Church of God in Christ, Inc. v. Willie Graham Faith Mission Church of God in Christ, Inc., a Missouri Corporation

54 F.3d 522 | 8th Cir. | 1995

Lead Opinion

WOLLMAN, Circuit Judge.

The Church of God in Christ, Inc. (“Church”) appeals from the district court’s1 grant of judgment for Willie Graham and the Faith Mission Church of God in Christ, Inc. (“Faith Mission”) on the Church’s claims seeking control over Faith Mission’s property and pulpit. We affirm.

I.

The Church is a large religious organization headquartered in Memphis, Tennessee. The Church’s charter provides that local affiliates shall title their property in trust for the Memphis organization. Jurisdictional bishops are responsible for ensuring local compliance with the Church’s doctrinal and other policies and are empowered to appoint and remove pastors for the local churches within their jurisdiction. Bishop E. Harris Moore is the jurisdictional bishop responsible for the western district of Missouri, which embraces Faith Mission.

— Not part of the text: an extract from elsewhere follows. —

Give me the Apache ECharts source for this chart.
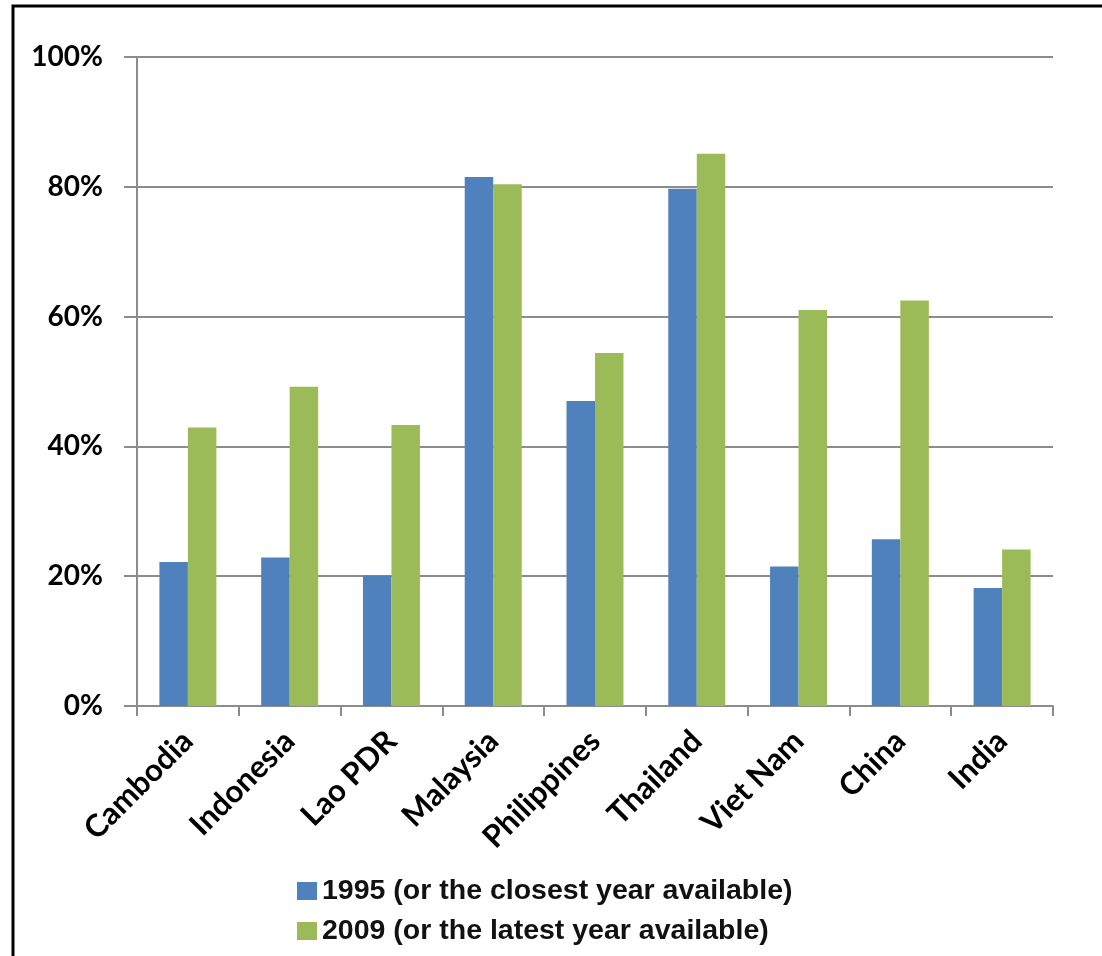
<!DOCTYPE html>
<html>
<head>
<meta charset="utf-8">
<script src="https://cdn.jsdelivr.net/npm/echarts@6/dist/echarts.min.js"></script>
<style>
  html, body { margin: 0; padding: 0; background: #fff; }
  #main { width: 1102px; height: 956px; }
</style>
</head>
<body>
<div id="main"></div>
<script>
// chart data (percent)
const countries = ['Cambodia', 'Indonesia', 'Lao PDR', 'Malaysia', 'Philippines', 'Thailand', 'Viet Nam', 'China', 'India'];
const series1995 = [22.2, 22.9, 20.1, 81.5, 47.0, 79.7, 21.5, 25.7, 18.2];
const series2009 = [42.9, 49.2, 43.3, 80.4, 54.4, 85.1, 61.0, 62.5, 24.1];
const name1995 = '1995 (or the closest year available)';
const name2009 = '2009 (or the latest year available)';

const gridColor = '#8c8c8c';
const labelFont = 'Lato, "Open Sans", sans-serif';

let myChart = echarts.init(document.getElementById('main'));
myChart.setOption({
    animation: false,
    backgroundColor: '#ffffff',
    // frame lines at left and top
    graphic: [{
        type: 'polyline',
        shape: { points: [[13, 956], [13, 6], [1102, 6]] },
        style: { stroke: '#000', lineWidth: 3, fill: null }
    }],
    grid: { left: 137, right: 49, top: 57, bottom: 250 },
    legend: {
        orient: 'vertical',
        left: 297,
        top: 876,
        padding: 0,
        itemWidth: 20,
        itemHeight: 18,
        itemGap: 10,
        icon: 'rect',
        textStyle: {
            fontFamily: '"Liberation Sans", Arial, sans-serif',
            fontWeight: 'bold',
            fontSize: 28.5,
            lineHeight: 30,
            color: '#111'
        },
        data: [name1995, name2009]
    },
    xAxis: {
        type: 'category',
        data: countries,
        axisLine: { lineStyle: { color: gridColor, width: 2 } },
        axisTick: { show: true, length: 10, lineStyle: { color: gridColor, width: 2 } },
        axisLabel: {
            rotate: 45,
            margin: 30,
            interval: 0,
            fontFamily: labelFont,
            fontWeight: 'bold',
            fontSize: 31,
            color: '#000'
        }
    },
    yAxis: {
        type: 'value',
        min: 0,
        max: 100,
        interval: 20,
        axisLine: { show: true, lineStyle: { color: gridColor, width: 2 } },
        axisTick: { show: true, length: 13, lineStyle: { color: gridColor, width: 2 } },
        splitLine: { show: true, lineStyle: { color: gridColor, width: 2 } },
        axisLabel: {
            formatter: '{value}%',
            margin: 34,
            fontFamily: labelFont,
            fontWeight: 'bold',
            fontSize: 28,
            color: '#000'
        }
    },
    series: [{
        name: name1995,
        type: 'bar',
        barGap: '0%',
        barCategoryGap: '44%',
        itemStyle: { color: '#4f81bd' },
        data: series1995
    }, {
        name: name2009,
        type: 'bar',
        barGap: '0%',
        barCategoryGap: '44%',
        itemStyle: { color: '#9bbb59' },
        data: series2009
    }]
});
</script>
</body>
</html>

Faith Mission was founded in Kansas City, Missouri, in the 1960s and became a nonprofit religious corporation in June 1971 under the leadership of its founding pastor, Hubert Lambert. Lambert was a credentialed Church minister and paid the annual assessments necessary to retain those credentials. Faith Mission contributed money to the Church, as well as to other organizations, in response to requests to support certain organized activities, and some of the Faith Mission members occasionally held administrative positions with the Church.

Despite the spiritual relation between the two institutions, Lambert never acknowledged that Faith Mission was subject to any regulatory oversight by the Church. Addi*525tionally, whenever Faith Mission purchased property, it took title in its own name. Faith Mission’s articles of incorporation also explicitly declare its independence, stating in part that “it is expressly understood that this corporation is not bound by or subject to oversight by any other ecclesiastical body.” Similarly, Faith Mission’s by-laws state that “the corporation is not under the authority or jurisdiction of any bishop or any other person affiliated with the Church of God in Christ.”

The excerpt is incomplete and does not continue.